Ignorance was helpful
Though I was a history major with a focus on eastern Europe, I managed to somehow escape taking Russian history (I can tell you some stuff about Poland and the former Czechoslovakia tho.) So while I had heard of Anastasia (most likely from the animated 1997 movie featuring the voices of Meg Ryan, Angela Lansbury, John Cusack, and Kelsey Grammer), I had no clue whether she actually did or didn’t survive and, if not, whether her body had been found. If you have a similarly convenient hole in your knowledge, I would encourage you to refrain from filling it before reading I Was Anastasia. This is one of the few times I would ever say this, but not knowing if Anderson was Anastasia or not (or even if the question had been completely settled) increased the tension of the book. Lawhon does tell you the truth and where she took liberties in her Author’s Note so have no fear that you will have the wrong information once the book concludes.

Problems?
Reading I Was Anastasia made me interested in the real Romanovs and, fortuitously, Anne Bogel did a “book flight” match up last week saying that if you enjoyed I Was Anastasia, you could check out The Romanov Sisters from by Helen Rappaport (she also suggested reading Dreamland Burning along with Killers of the Flower Moon. What can I say—great minds think alike.) I’ve started The Romanov Sisters and I’m enjoying it so far. However, I’ve also strayed a little beyond Rappaport since the repeated references to Nicholas II (Anastasia’s father) as “Nicholas the Bloody” left me with some questions that weren’t answered in I Was Anastasia and, thus far, haven’t really been addressed in Rappaport.
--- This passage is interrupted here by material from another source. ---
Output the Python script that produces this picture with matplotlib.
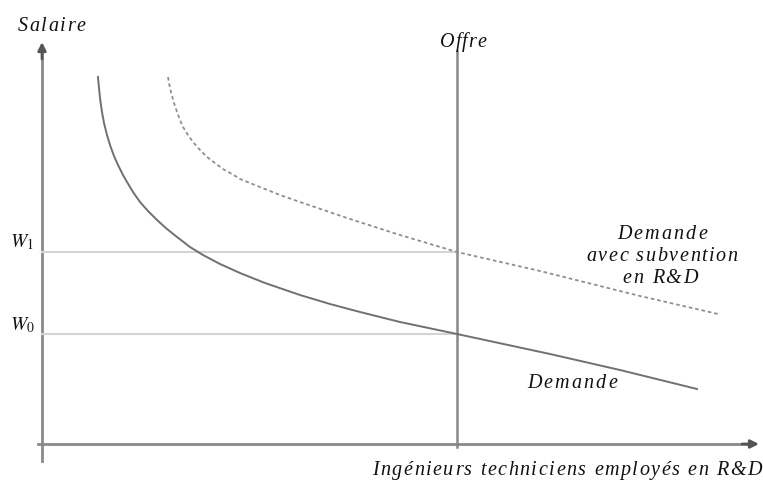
import matplotlib
matplotlib.use('Agg')
import matplotlib.pyplot as plt
from matplotlib.font_manager import FontProperties, findfont, get_font

# Diagram units: x = employment, y = wage (arbitrary units, origin bottom left)
H = 481
DPI = 100

demand_x = [98, 99, 100, 102, 104, 107, 110, 114, 118, 123, 127, 133, 140, 148, 157, 167,
            177, 190, 203, 220, 240, 265, 300, 330, 360, 400, 457, 550, 620, 697]
demand_y = [H - v for v in [78, 89, 99, 113, 124, 136, 146, 157, 166, 176, 183, 193, 203,
                            212, 221, 230, 238, 248, 256, 265, 274, 284, 296, 305, 313, 323,
                            335, 355, 371, 390]]

subsidy_x = [168, 169, 170, 172, 174, 177, 180, 183, 188, 193, 200, 207, 215, 223, 232, 240,
             250, 260, 280, 300, 350, 400, 457, 540, 640, 718]
subsidy_y = [H - v for v in [78, 84, 89, 97, 104, 113, 121, 128, 136, 143, 151, 158, 164,
                             170, 175, 180, 184, 188, 196, 203, 220, 236, 253, 272, 297, 315]]

offre_x = 457
w1 = H - 253
w0 = H - 335
origin_x = 42
origin_y = H - 445

plt.rcParams['mathtext.fontset'] = 'stix'

fig = plt.figure(figsize=(7.63, 4.81), dpi=DPI)
ax = fig.add_axes([0, 0, 1, 1])
ax.set_xlim(0, 763)
ax.set_ylim(0, H)
ax.axis('off')


def spaced_text(s, x, baseline, width, ha='left', size=14.5):
    """Draw italic serif text with letter spacing so it spans `width` pixels."""
    fp = FontProperties(family='Liberation Serif', style='italic', size=size)
    ft = get_font(findfont(fp))
    ft.set_size(size, DPI)
    adv = [ft.load_char(ord(c)).linearHoriAdvance / 65536 for c in s]
    track = (width - sum(adv)) / max(len(s) - 1, 1)
    if ha == 'center':
        x = x - width / 2
    elif ha == 'right':
        x = x - width
    for c, a in zip(s, adv):
        if c != ' ':
            ax.text(x, H - baseline, c, ha='left', va='baseline', fontproperties=fp,
                    color='#111111')
        x += a + track


# axes with arrows
ax.plot([origin_x, origin_x], [H - 462, H - 50], color='#8a8a8a', lw=2)
ax.plot([38, 752], [origin_y, origin_y], color='#8a8a8a', lw=2)
ax.annotate('', xy=(origin_x, H - 43), xytext=(origin_x, H - 60),
            arrowprops=dict(arrowstyle='-|>', color='#555555', lw=2, mutation_scale=12,
                            shrinkA=0, shrinkB=0))
ax.annotate('', xy=(759, origin_y), xytext=(742, origin_y),
            arrowprops=dict(arrowstyle='-|>', color='#555555', lw=2, mutation_scale=12,
                            shrinkA=0, shrinkB=0))

# wage levels
ax.plot([origin_x, offre_x], [w1, w1], color='#d4d4d4', lw=1.5)
ax.plot([origin_x, offre_x], [w0, w0], color='#d4d4d4', lw=1.5)

# supply
ax.plot([offre_x, offre_x], [origin_y - 3, H - 52], color='#888888', lw=1.8)

# demand curves
ax.plot(demand_x, demand_y, color='#707070', lw=1.4)
ax.plot(subsidy_x, subsidy_y, color='#8f8f8f', lw=1.3, dashes=(2.0, 1.6))

spaced_text('Salaire', 18, 31, 67)
spaced_text('Offre', 440, 47, 46)
ax.text(22, w1 + 11, r'$W_\mathit{1}$', ha='center', va='center', fontsize=14, color='#111111')
ax.text(22, w0 + 10, r'$W_\mathit{0}$', ha='center', va='center', fontsize=14, color='#111111')
spaced_text('Demande', 662, 239, 90, ha='center')
spaced_text('avec subvention', 662, 261, 151, ha='center')
spaced_text('en R&D', 660, 283, 75, ha='center')
spaced_text('Demande', 527, 388, 90)
spaced_text('Ingénieurs techniciens employés en R&D', 372, 475, 390)

fig.savefig('out.png', dpi=DPI)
Apparently, Nicholas II earned this apt nickname by putting down political protest (Bloody Sunday in January 1905, the resulting attempted Russian Revolution of 1905, executions of political opponents) and instituting anti-Semitic pogroms. It is unlikely that Anastasia, as a seventeen year old girl, would have had any involvement in anything political her father did. It would have been bizarre to incorporate any of this into the story about a seventeen year old girl, but…it’s also hard to ignore this side of a minor character with significance to Anastasia that went completely unaddressed.

Ultimately, I Was Anastasia raises questions for me about what stories we tell and what we chose to say about them. Because Nicholas the Bloody was merely “Papa” to Anastasia, he’s presented as a doting father (probably true based on the correspondence quoted thus far in The Romanov Sisters) and victim of the 1917 Bolshevik revolution. These things can be true but since people are not ever just one thing, it can also be true that he was violently anti-Semitic and caused the deaths of scores of his own people as well as scores of Japanese during the ill-advised Russo-Japanese War. If I have any significant criticism of this book, it is that this reality should arguably have been included in the author’s note. It wasn’t directly relevant to the book (though it goes at least part of the way to explain why the revolution and resulting massacres happened) but if white authors do not at least acknowledge the atrocities committed by historical figures like this, then the result is white audiences left with the sense of Nicholas as a victim, a problematic conclusion.

Recommended
I recommend I Was Anastasia for fans of historical fiction or “women’s fiction.” (Ugh, again, for that category title.) The characters are compelling and the structure is different but not so unusual that it should be a turn-off. By telling the story the way she does, Lawhon makes you feel for Anderson, makes you want her to be Anastasia. I appreciate a skillful author who can make you feel for someone who may not be innocent.

Notes
Published: March 27, 2018 by Doubleday Books (@DoubledayBooks) available for pre-order now
Author: Ariel Lawhon (@ariel.lawhon)
Date read: March 17, 2018
Rating: 3 3/4 stars

*Because Russian uses the Cyrillic alphabet and there’s no one accepted transliteration for many of the letters, there are many different ways to spell many of the Russian names, places, and words used in I Was Anastasia. I typically stuck with those chosen by Lawhon, though as I’m reading The Romanov Sisters, they aren’t necessarily the ones chosen by Rappaport. (Highlighting the continued disagreements.)